In the introduction of his 2015 book “Between the World and Me,” which is written as a letter to his teenage son, Coates describes the moment when he first realized the impossibility of communicating the realities of black America to white America:
For so long I have wanted to escape into the Dream, to fold my country over my head like a blanket. But this has never been an option because the Dream rests on our backs, the bedding made from our bodies. And knowing this, knowing that the Dream persists by warring with the known world, I was sad for the host, I was sad for all those families, I was sad for my country, but above all, in that moment, I was sad for you.
The American Dream has also become the Jewish Dream. After all, as Coates writes, before Ashkenazi Jews were white, we were Jewish. Though it hasn’t always been this way, American Jews are the wealthiest, best educated, most assimilated group of Americans.
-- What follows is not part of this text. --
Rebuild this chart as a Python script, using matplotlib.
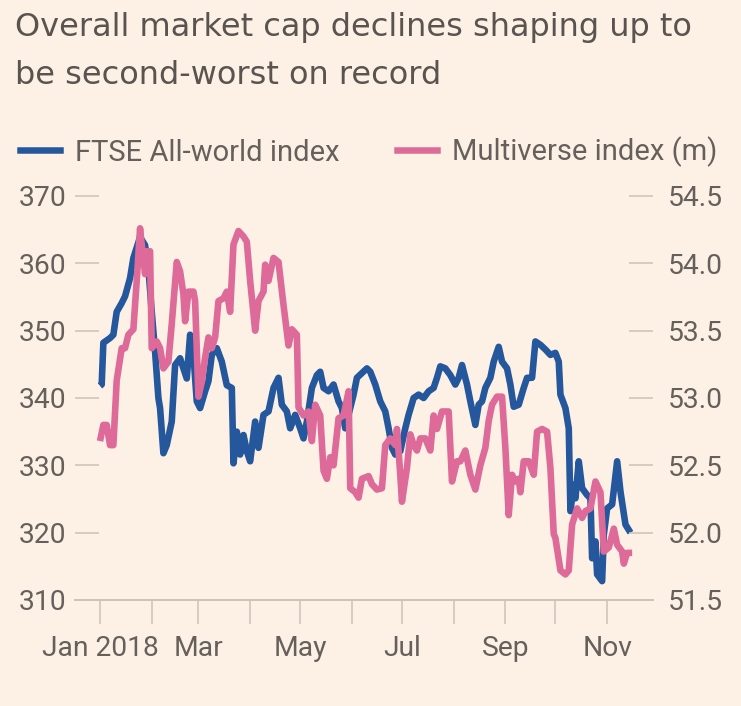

How could we white Jews possibly hope to understand what it’s like to be black in America?
The Movement for Black Lives and their chosen alliances represent a radically different attempt at creating American black power. Instead of looking for powerful allies, they’ve chosen to align with Palestinian nationalists. Instead of asking to be fully integrated into existing white America, they’re demanding deep structural changes to the U.S. healthcare, education, military and criminal justice systems as we know them.
The organizers of the Movement for Black Lives are smart. Perhaps brilliant. They are not going to get everything they want. They know this. Their platform is not about Israel or Palestine. Their platform is not about each specific policy proposal. This platform is not about rights within an existing system, it is about creating a new system of power and autonomy. Whether or not the Jewish community takes offense at the specifics, this time around, the leaders of black America couldn’t care less.